Yo no sé qué haría si no escribiese. Si al leer algún artículo o escuchar palabras que más parecen baba viscosa y me ataca este hervidero que brota de las tripas, asciende faringe arriba hasta acolechar la voz y embotar de una rabia sorda y ciega la cabeza, no pudiera llevar la rabia al folio. Creo que estallaría como un globo lleno de agua. Por eso escribo. Para no estallar.
También escribo para soltar y tirar al viento los refugios construidos, a modo de empalizada o parapeto, contra la soledad o el abandono que marcaron los nublosos días de una infancia un tanto peculiar. Fue justamente en las largas horas de soledad infantil, rodeada de muñecos que me impedían tocar, no fuera a estropearlos porque se compraban para lucir encima de la cama no para que jugara con ellos. Vulgaridades, eso de jugar. Las horas que se estiraban como chicle inmundo mientras una casa grande y fría aplanaba a la niña de coletas sin gran cosa que hacer.
Fue justo entonces cuando comenzó la fantasía. Ese super poder del que hablaba Almudena. Porque las niñas que tienen imaginación o la buscan entre las páginas de un libro, son poderosas. Super poderosas, más bien.

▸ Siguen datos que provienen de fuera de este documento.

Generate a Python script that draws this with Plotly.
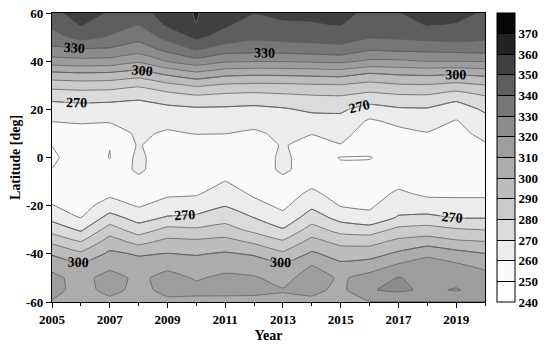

Labré un refugio apalancado de historias entre las que me diluía como el azucarillo en el agua. Era la Jo valiente y altanera, la malvada Escarlata o el naufrago de la isla. Entrelacé manos enjoyadas con Anita Ozores De Quintanar y celebré los fastos parisino con los que Balzac me homenajeaba o bajé a las cloacas de Les Halles con Zola, mientras Jean Sorel me guiñaba un ojo y me enamoraba. Al conocer a Ana Karenina me quedé prendada para siempre de las pieles rumbosas con que los rusos decoran sus cabezas. Luego ya con Dostoievski pensé que la desolación y el frío estepario contraerían mi alma para siempre. Cuando conocía a Galdós era talludita y se acopló en mi corazón para no salir más.
Allí establecí el escape del que salía a trancas y barrancas y por el que discurría el resto de mis días. Ya no veía el desangelamiento de la casa grande y fría, la tozuda distancia de los que debieron amarme y me arrinconaban con saña en el lugar de lo inexistente. Vivía tantas vidas como novelas leía…
Por eso escribo. Y por muchas cosas más. Para entenderme, para amar y ser amada, para que se me entienda, para calmar mi rabia ante las injusticias. Sobre todo, sigo escribiendo para huir de una soledad dolorosa que se incrustó en el alma de una pequeña de coletas que no he conseguido desarmar.
Decía Gabo que escribía para que le amaran. Yo lo hago para que me acompañen.